SYLVESTER -- Sarah Senkbeil has worked in a number of arenas during her life, from child care to cosmetics to swimming teacher.
Now she's an author.
Senkbeil, 82, is currently in the process of promoting her first book, "Company's Coming."
The book, which was in the working stages for several years, tells about what it was like for her growing up on her family's farm in Worth County with her three siblings -- two brothers and a sister -- in the 1930s and 1940s.
"It's about what we did on the farm," she said. "I wrote it to share with people. When people read it, it brings back memories."
The book discusses the planting of tobacco, cotton and melons as well as the care of the family's mules, cows, chickens and hogs.
Senkbeil said her family even made their own soap out of leftover grease.
"Everything that needed to be done, we did it," she said. "We had to make what we used, as a rule. We rarely bought our own soap."
Senkbeil said her primary duty was to carry around water as needed, but she did a little of everything.
"My duty was to do what was told of me to do," she said.
Her childhood was one that started off with no radio or even electricity in the home. Eventually, the family did acquire a radio -- but it was only listened to on Saturdays.
"Any time we had company, no matter who it was, our mother cooked a big dinner," Senkbeil recalled, explaining her book's title.
The book has been selling since June. It was initially written in pen and pencil before Senkbeil took it to a typewriter. It was completed on several devices since she had to use whatever typewriter was available at the time.
Eventually, she received help from some people working at a local public library on how to use a computer so that it would be on a format that was publishable. When a neighbor was getting rid of her computer for a later model, Senkbeil managed to get ahold of the hardware she was replacing -- and got the manuscript typed up on that device as well.
So far, "Company's Coming" has received positive response from those who have read it.
"Most people have told me that they don't have the money to buy it, but they will when they've saved up," Senkbeil said. "It stirs people's memories.
"Everyone who reads it tells me they enjoy it. Most people are saying they enjoy it."
The author said her ultimate goal in writing the book was to educate younger generations on what life was like back then, and what lessons can be learned from it.

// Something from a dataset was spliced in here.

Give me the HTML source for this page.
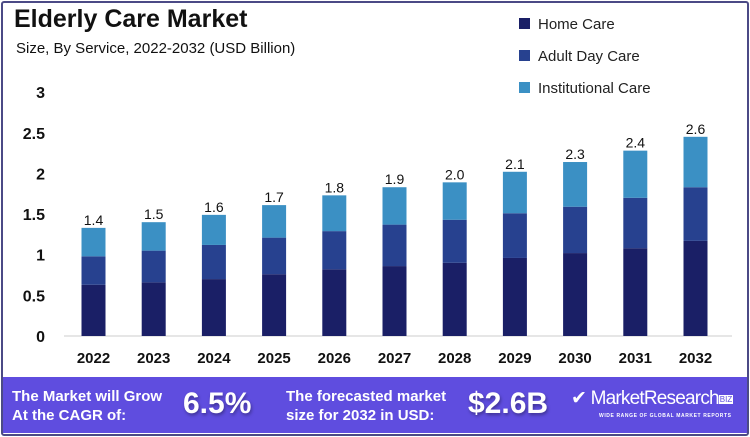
<!DOCTYPE html>
<html><head><meta charset="utf-8"><style>
body{margin:0;width:750px;height:437px;background:#fff;font-family:"Liberation Sans",sans-serif;overflow:hidden}
#frame{position:absolute;left:1px;top:1px;width:744px;height:431px;border:2px solid #4b4a86;border-radius:3px}
#footer{position:absolute;left:3px;top:377px;width:744px;height:56px;background:#5f4ddf;color:#fff;font-weight:bold}
.ft{position:absolute;font-size:15px;line-height:19px}
.big{position:absolute;font-size:30px;top:10px;text-shadow:1px 2px 3px rgba(0,0,0,.35)}
</style></head><body>
<div id="frame"></div>
<div style="position:absolute;left:14px;top:5px;font-size:25px;font-weight:bold;color:#111">Elderly Care Market</div>
<div style="position:absolute;left:16px;top:40px;font-size:15px;color:#111">Size, By Service, 2022-2032 (USD Billion)</div>
<svg id="chart" width="750" height="437" style="position:absolute;left:0;top:0"></svg>
<div id="footer">
 <div class="ft" style="left:9px;top:10px">The Market will Grow<br>At the CAGR of:</div>
 <div class="big" style="left:180px">6.5%</div>
 <div class="ft" style="left:283px;top:10px">The forecasted market<br>size for 2032 in USD:</div>
 <div class="big" style="left:465px">$2.6B</div>
 <div style="position:absolute;left:568px;top:10px;font-size:19px;font-weight:normal;letter-spacing:-0.8px;white-space:nowrap">&#10004; MarketResearch<span style="font-size:8px;background:#fff;color:#5f4ddf;padding:0 1px;vertical-align:2px;letter-spacing:0">BIZ</span></div>
 <div style="position:absolute;left:596px;top:36px;font-size:5px;letter-spacing:0.6px;white-space:nowrap">WIDE RANGE OF GLOBAL MARKET REPORTS</div>
</div>
<script>
const years=["2022","2023","2024","2025","2026","2027","2028","2029","2030","2031","2032"];
const homeCare=[0.63,0.66,0.70,0.76,0.82,0.86,0.90,0.96,1.02,1.08,1.17];
const adultDayCare=[0.35,0.39,0.42,0.45,0.47,0.51,0.53,0.55,0.57,0.62,0.66];
const institutionalCare=[0.35,0.35,0.37,0.40,0.44,0.46,0.46,0.51,0.55,0.58,0.62];
const totalLabels=["1.4","1.5","1.6","1.7","1.8","1.9","2.0","2.1","2.3","2.4","2.6"];
const yTicks=[0,0.5,1,1.5,2,2.5,3];
const seriesNames=["Home Care","Adult Day Care","Institutional Care"];
const colors=["#1a1f66","#27418f","#3b90c4"];
const NS="http://www.w3.org/2000/svg";
const svg=document.getElementById('chart');
const y=v=>336-v*81.3;
const x=i=>93.5+i*60.2;
const bw=24;
function mk(t,a){const e=document.createElementNS(NS,t);for(const k in a)e.setAttribute(k,a[k]);svg.appendChild(e);return e;}
let ax=mk('line',{x1:64,x2:732,y1:336,y2:336,stroke:'#ccc','stroke-width':1});


yTicks.forEach(t=>{const e=mk('text',{x:45,y:y(t)+6,'text-anchor':'end','font-size':16,'font-weight':'bold',fill:'#111'});e.textContent=String(t);

});
const series=[homeCare,adultDayCare,institutionalCare];
years.forEach((yr,i)=>{let base=0;
 series.forEach((s,j)=>{const r=mk('rect',{x:x(i)-bw/2,y:y(base+s[i]),width:bw,height:y(base)-y(base+s[i]),fill:colors[j]});
 
 
 base+=s[i];});
 const l=mk('text',{x:x(i),y:y(base)-3,'text-anchor':'middle','font-size':14,fill:'#111'});l.textContent=totalLabels[i];
 
 
 const xl=mk('text',{x:x(i),y:363,'text-anchor':'middle','font-size':15,'font-weight':'bold',fill:'#111'});xl.textContent=yr;
 
 
});
seriesNames.forEach((n,j)=>{const yy=24+j*32;
 const r=mk('rect',{x:519,y:yy-6,width:11,height:11,fill:colors[j]});
 
 
 const t=mk('text',{x:538,y:yy+5,'font-size':15,fill:'#222'});t.textContent=n;
 
 
});
</script>
</body></html>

"I wanted my children to know what to do," Senkbeil said. "That was one of the reasons I wrote it.
"It's about history, but it's about survival. Use whatever you have to, and use your mind. Make do with what you have, but stay busy."
The author has done at least one book signing in Sylvester, and another is scheduled for today at the Lee County Public Library in Leesburg from 2 p.m.-4 p.m.

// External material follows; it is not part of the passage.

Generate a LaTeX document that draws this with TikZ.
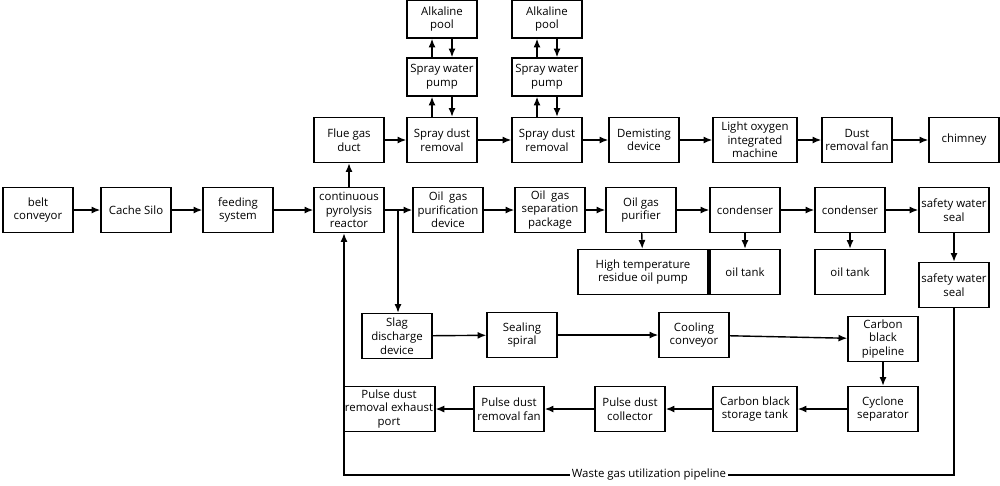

The book is currently available at Adams Drug Store in Cordele, Warwick Drugs in Warwick, The Medicine Shoppe in Sylvester and Jenny's Dress Shop in Sylvester.
In her spare time, Senkbeil runs a custom I.D. service and makes laminated obituary bookmarks.
"I'm never without something to do," she said.
In her days as a child care provider, she even designed what she called a "Safety Trike Stand," which was used to mount a tricycle in order for it to remain stationary while the child was riding it.
"With a lot of children in the room, you have to entertain them," Senkbeil said. "I would have five or six running in the room all the time."
Senkbeil said she has just started writing another book entitled "Waiting for the Call," which focuses on the need for a person to fill in the time they have while they can.
"We didn't ask to be born or be a man or a woman, but one day, He will take us home for a purpose," Senkbeil said. "All we are doing is waiting for the call."
"Company's Coming" is also available through its publisher, Father & Son, in Tallahassee, Fla.
Senkbeil currently lives in Sylvester. She has four children, 13 grandchildren, four step-grandchildren, six great-grandchildren and one step-great-grandchild.